Sebastián Rogelio Ocampo es también autor de ¿Querés que juguemos? y de El verano más largo del mundo (Río Ancho Ediciones, 2013), inspirado en anécdotas de la infancia de su padre en un pueblo de Jujuy, libro que es casi un Tom Sawyer y Huck Finn criollo. Participa desde 2023 en el taller de clínica de obra grupal Polvareda, que organiza el ciclo de lecturas Un lugar limpio y bien iluminado. Como gestor cultural fue además coordinador de las segundas Jornadas de Literatura y Salud mental del SAMEC, en 2014. Fue docente del taller literario de la cárcel de menores de Rosario durante el año 2016.

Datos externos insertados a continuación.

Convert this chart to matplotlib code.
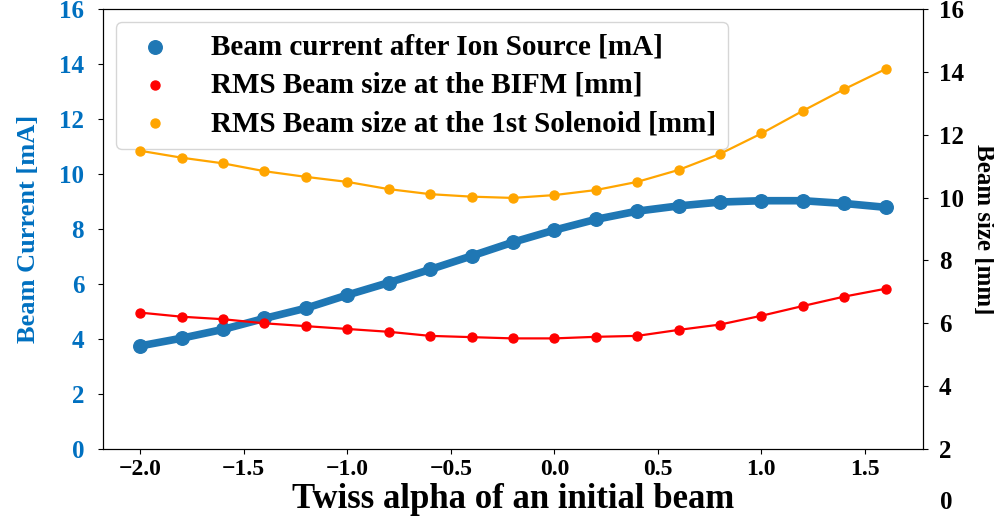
import numpy as np
import matplotlib
matplotlib.use("Agg")
import matplotlib.pyplot as plt

plt.rcParams['font.family'] = ['Liberation Serif', 'DejaVu Serif']
plt.rcParams['font.weight'] = 'bold'

# Twiss alpha scan
alpha = [-2.0, -1.8, -1.6, -1.4, -1.2, -1.0, -0.8, -0.6, -0.4, -0.2,
         0.0, 0.2, 0.4, 0.6, 0.8, 1.0, 1.2, 1.4, 1.6]

# beam current after the ion source [mA]
current = [3.75, 4.03, 4.35, 4.75, 5.12, 5.60, 6.05, 6.53, 7.02, 7.52,
           7.96, 8.35, 8.65, 8.84, 8.98, 9.03, 9.03, 8.93, 8.79]

# rms beam size at the BIFM [mm]
size_bifm = [6.34, 6.21, 6.13, 6.00, 5.91, 5.82, 5.73, 5.60, 5.56, 5.52,
             5.52, 5.57, 5.60, 5.79, 5.96, 6.24, 6.55, 6.85, 7.10]

# rms beam size at the 1st solenoid [mm]
size_sol = [11.49, 11.27, 11.09, 10.84, 10.66, 10.50, 10.27, 10.11, 10.03, 9.99,
            10.08, 10.24, 10.50, 10.88, 11.39, 12.04, 12.76, 13.45, 14.09]

blue_txt = '#0070C0'

fig = plt.figure(figsize=(9.95, 5.17), dpi=100)
ax = fig.add_axes([0.1035, 0.1315, 0.824, 0.851])
ax2 = ax.twinx()

ax.plot(alpha, current, color='#1f77b4', lw=5.5, zorder=2)
s1 = ax.scatter(alpha, current, s=95, color='#1f77b4', zorder=3,
                label='Beam current after Ion Source [mA]')

ax2.plot(alpha, size_bifm, color='red', lw=1.6)
s2 = ax2.scatter(alpha, size_bifm, s=42, color='red',
                 label='RMS Beam size at the BIFM [mm]')
ax2.plot(alpha, size_sol, color='orange', lw=1.6)
s3 = ax2.scatter(alpha, size_sol, s=42, color='orange',
                 label='RMS Beam size at the 1st Solenoid [mm]')

ax.set_ylim(0, 16)
ax.set_yticks(np.arange(0, 17, 2))
ax2.set_ylim(2, 16)
ax2.set_yticks(np.arange(2, 17, 2))
ax.set_xticks(np.arange(-2.0, 1.6, 0.5))

ax.tick_params(axis='y', labelsize=18, labelcolor=blue_txt, pad=10)
ax.tick_params(axis='x', labelsize=17, pad=4)
ax2.tick_params(axis='y', labelsize=18, pad=8)
# extra "0" under the right-hand scale
ax2.text(1.021, 0.3, '0', transform=ax2.get_yaxis_transform(), fontsize=18,
         fontweight='bold', ha='left', va='center')

ax.set_xlabel('Twiss alpha of an initial beam', fontsize=25, fontweight='bold',
              labelpad=2)
ax.set_ylabel('Beam Current [mA]', fontsize=19, fontweight='bold', color=blue_txt,
              labelpad=14)
ax2.set_ylabel('Beam size [mm]', fontsize=18, fontweight='bold',
               rotation=270, labelpad=22)

leg = ax.legend(handles=[s1, s2, s3], loc='upper left',
                prop={'weight': 'bold', 'size': 21}, handletextpad=0.95,
                borderaxespad=0.45, labelspacing=0.38, handlelength=1.9)

fig.savefig('out.png', dpi=100)
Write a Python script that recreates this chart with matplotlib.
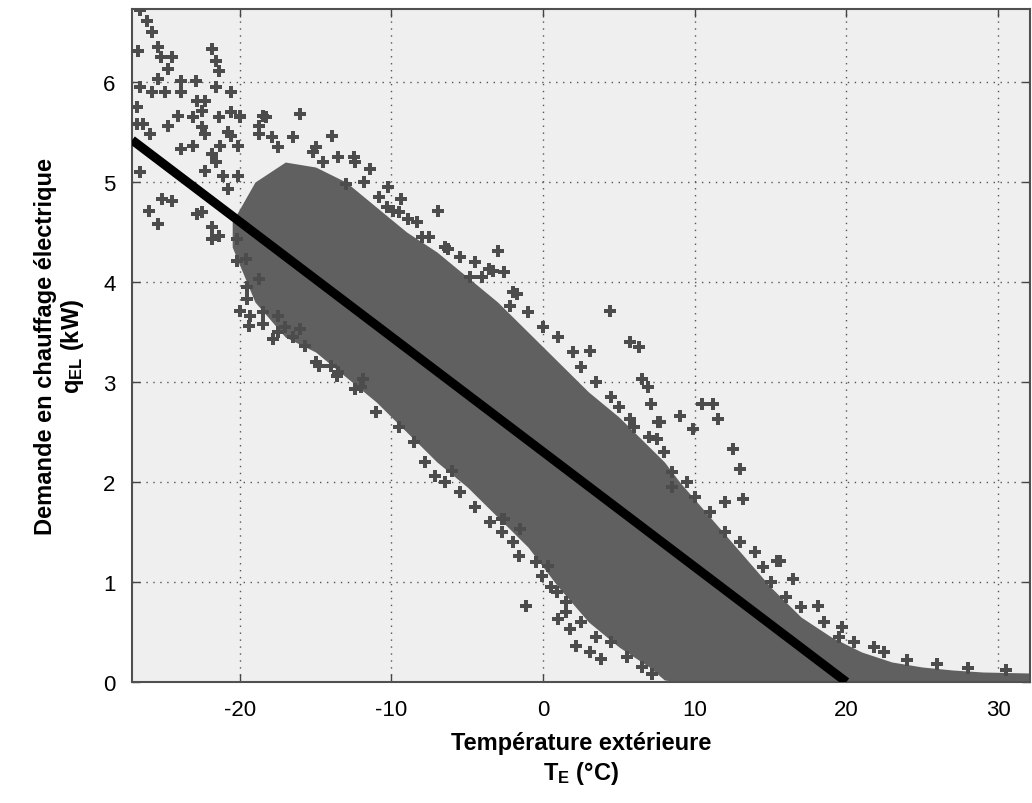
import matplotlib
matplotlib.use("Agg")
import matplotlib.pyplot as plt

plt.rcParams['font.family'] = ['Liberation Sans', 'DejaVu Sans']
plt.rcParams['axes.unicode_minus'] = False
plt.rcParams['mathtext.fontset'] = 'custom'
plt.rcParams['mathtext.rm'] = 'Liberation Sans'
plt.rcParams['mathtext.it'] = 'Liberation Sans'
plt.rcParams['mathtext.bf'] = 'Liberation Sans:bold'

# dense part of the cloud: upper and lower envelope
core_T = [-20.5, -19, -17, -15, -13, -11, -9, -7, -5, -3, -1, 1, 3, 5, 7, 8, 9,
          11, 13, 15, 17, 19, 21, 23, 25, 27, 29, 32.1]
core_hi = [4.6, 5.0, 5.2, 5.15, 5.0, 4.75, 4.5, 4.3, 4.05, 3.8, 3.5, 3.2, 2.9,
           2.65, 2.35, 2.2, 2.0, 1.65, 1.3, 0.95, 0.65, 0.45, 0.3, 0.2,
           0.15, 0.12, 0.1, 0.09]
core_lo = [4.35, 3.8, 3.45, 3.3, 3.05, 2.8, 2.5, 2.2, 1.95, 1.65, 1.35, 0.95, 0.6,
           0.35, 0.15, 0.02, 0.0, 0.0, 0.0, 0.0, 0.0, 0.0, 0.0, 0.0, 0.0,
           0.0, 0.0, 0.0]

# scattered points outside the dense part
out_T = [-26.6, -26.1, -25.8, -26.7, -25.4, -25.2, -24.5, -24.7, -25.4, -26.6,
         -25.8, -24.9, -23.9, -23.9, -22.9, -21.8, -21.6, -21.4, -21.6, -20.6,
         -26.8, -22.8, -22.3, -24.1, -23.1, -22.5, -21.4, -20.6, -20.0, -26.8,
         -26.4, -24.7, -22.5, -22.3, -25.9, -20.8, -20.6, -23.9, -23.1, -21.3,
         -20.1, -18.7, -18.3, -18.7, -17.9, -26.6, -22.3, -21.6, -21.8, -21.1,
         -25.1, -24.5, -26.0, -25.4, -22.8, -22.5, -21.8, -21.8, -21.4, -20.2,
         -20.8, -20.1, -20.2, -19.6, -18.7, -19.5, -20.0, -19.3, -19.4, -18.5,
         -17.5, -17.0, -17.8, -16.0, -15.7, -14.8, -14.0, -13.6, -12.4, -11.9,
         -16.0, -13.9, -18.5, -20.0, -11.4, -12.4, -10.2, -9.4, -6.9, -9.9,
         -8.9, -6.3, -5.5, -3.6, -3.0, -3.3, -2.6, 4.4, 3.1, 5.7,
         6.3, -1.7, -2.2, 6.5, 6.9, 7.1, 5.7, 7.6, -2.7, -1.5,
         -2.6, -6.0, -7.1, 12.5, 13.0, 13.2, 12.0, 14.0, 15.4, -2.7,
         -1.6, -1.1, -0.1, 0.3, 0.9, 1.0, 1.8, 2.2, 3.1, 3.8,
         10.5, 11.2, 11.5, 7.7, 9.0, 9.9, 7.5, 15.6, 16.5, 18.1,
         19.7, 21.8, -12.5, -10.3, -15.2, -13.0, -8.0, -4.8, 1.5, 8.5]
out_q = [6.72, 6.61, 6.5, 6.31, 6.35, 6.25, 6.25, 6.13, 6.03, 5.95,
         5.9, 5.9, 6.01, 5.9, 6.01, 6.33, 6.21, 6.11, 5.95, 5.9,
         5.75, 5.81, 5.81, 5.66, 5.65, 5.71, 5.65, 5.7, 5.65, 5.58,
         5.58, 5.56, 5.55, 5.48, 5.48, 5.5, 5.46, 5.33, 5.36, 5.36,
         5.36, 5.56, 5.65, 5.48, 5.45, 5.1, 5.11, 5.2, 5.28, 5.06,
         4.83, 4.81, 4.71, 4.58, 4.68, 4.7, 4.55, 4.43, 4.46, 4.43,
         4.93, 5.06, 4.21, 4.23, 4.03, 3.83, 3.71, 3.66, 3.56, 3.58,
         3.66, 3.55, 3.43, 3.53, 3.36, 3.16, 3.16, 3.06, 2.93, 3.03,
         5.68, 5.46, 5.66, 5.66, 5.13, 5.2, 4.95, 4.83, 4.71, 4.71,
         4.63, 4.33, 4.25, 4.13, 4.31, 4.11, 4.1, 3.71, 3.31, 3.4,
         3.35, 3.88, 3.76, 3.03, 2.95, 2.78, 2.63, 2.6, 1.5, 1.53,
         1.63, 2.11, 2.06, 2.33, 2.13, 1.83, 1.8, 1.3, 1.21, 1.63,
         1.26, 0.76, 1.06, 1.16, 0.9, 0.63, 0.53, 0.36, 0.3, 0.23,
         2.78, 2.78, 2.63, 2.6, 2.66, 2.53, 2.43, 1.21, 1.03, 0.76,
         0.55, 0.35, 5.25, 4.75, 5.3, 4.98, 4.45, 4.05, 0.7, 1.95]

# points along the ragged edges of the dense part
edge_T = [-17.5, -16.5, -15.0, -14.5, -13.5, -11.8, -10.8, -9.5, -8.3, -7.5,
          -6.5, -4.5, -4.0, -2.0, -1.0, 0.0, 1.0, 2.0, 2.5, 3.5,
          4.5, 5.0, 6.0, 7.0, 8.0, 8.5, 9.5, 10.0, 11.0, 12.0,
          13.0, 14.5, 15.0, 16.0, 17.0, 18.5, 19.5, 20.5, 22.5, 24.0,
          26.0, 28.0, 30.5,
          -19.5, -18.5, -17.5, -16.5, -15.0, -13.5, -12.0, -11.0, -9.5, -8.5,
          -7.8, -6.5, -5.5, -4.5, -3.5, -2.0, -0.5, 0.5, 1.5, 2.5,
          3.5, 4.5, 5.5, 6.5, 7.2]
edge_q = [5.35, 5.45, 5.35, 5.2, 5.25, 5.0, 4.85, 4.7, 4.6, 4.45,
          4.35, 4.2, 4.05, 3.9, 3.7, 3.55, 3.45, 3.3, 3.15, 3.0,
          2.85, 2.75, 2.55, 2.45, 2.3, 2.1, 2.0, 1.85, 1.7, 1.5,
          1.4, 1.15, 1.0, 0.85, 0.75, 0.6, 0.45, 0.4, 0.3, 0.22,
          0.18, 0.14, 0.12,
          3.95, 3.7, 3.5, 3.45, 3.2, 3.1, 2.95, 2.7, 2.55, 2.4,
          2.2, 2.0, 1.9, 1.75, 1.6, 1.4, 1.2, 0.95, 0.8, 0.6,
          0.45, 0.4, 0.25, 0.15, 0.08]

# regression line endpoints
line_T = [-27.1, 20.0]
line_q = [5.42, 0.0]

xticks = [-20, -10, 0, 10, 20, 30]
yticks = [0, 1, 2, 3, 4, 5, 6]

fig = plt.figure(figsize=(10.32, 8.04), dpi=100)
ax = fig.add_axes([0.128, 0.1505, 0.870, 0.837])
ax.set_facecolor('#efefef')

ax.fill_between(core_T, core_lo, core_hi, color='#606060', lw=0, zorder=2)
ax.scatter(out_T + edge_T, out_q + edge_q, marker='P', s=80,
           color='#4c4c4c', lw=0, zorder=3)
ax.plot(line_T, line_q, color='black', lw=6.5, solid_capstyle='butt', zorder=4)

ax.set_xlim(-27.1, 32.1)
ax.set_ylim(0, 6.73)
ax.set_xticks(xticks)
ax.set_yticks(yticks)
ax.grid(True, color='#555555', linestyle=(0, (1, 4)), lw=1.0, zorder=1)
ax.set_axisbelow(True)
ax.tick_params(direction='in', top=True, right=True, length=6, width=1,
               labelsize=16, color='#444444', pad=12)
for s in ax.spines.values():
    s.set_color('#505050')
    s.set_linewidth(1.5)

ax.set_xlabel('Température extérieure\n$\\mathbf{T_E}$ (°C)', fontsize=17,
              fontweight='bold', linespacing=1.25, labelpad=8)
ax.set_ylabel('Demande en chauffage électrique\n$\\mathbf{q_{EL}}$ (kW)',
              fontsize=17, fontweight='bold', linespacing=1.1, labelpad=12)

fig.savefig('out.png', dpi=100)
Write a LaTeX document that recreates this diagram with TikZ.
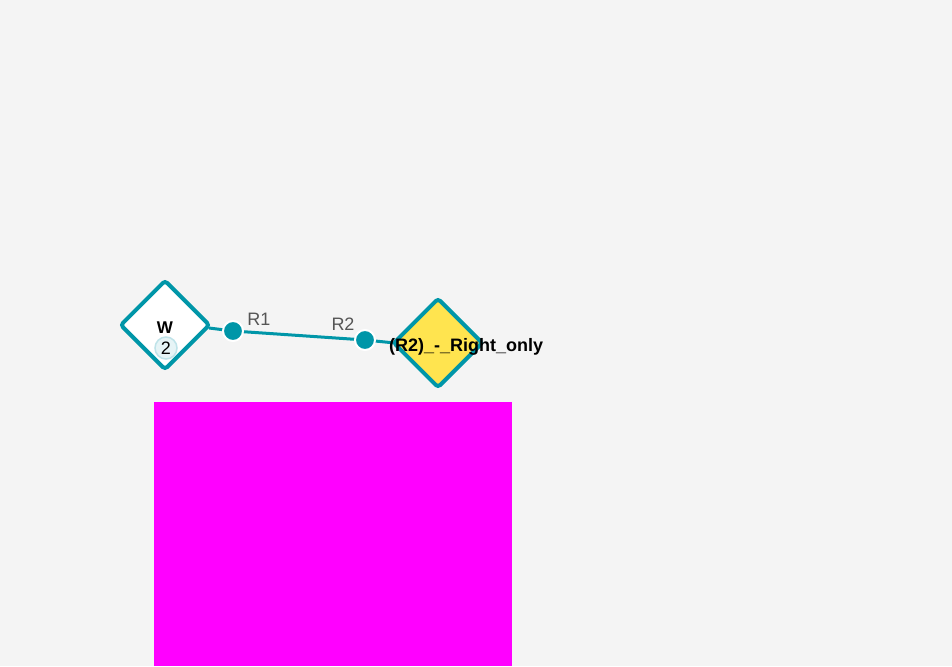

"Y sonrió con ganas, fue como una grieta que se abrió y de donde salió un resplandor, y recordé que claro, por supuesto, Mario ponía música en los asaltos. Se me vino una imagen a la cabeza: música, luces que van y vienen, pibes y pibas, bailando, fumando, olor a tabaco, a perfume de mujer, música al palo, pop, rock nacional, cumbia también, pibes y pibas, charlando, riendo, bebidas yendo y viniendo, una soberana botella de ron, vino, sangría, cerveza, y la música, y las luces, rojas, azules, amarillas, y en el centro de la fiesta Mario Ollero. Mario Ollero con esa sonrisa que tenía ahora, y me decía: soy disc jockey", escribe Ocampo en su cuento "La sonrisa", el octavo de los veinte, preparando el gran remate: "Le hice el inyectable para las náuseas, me terminé la gaseosa y me fui".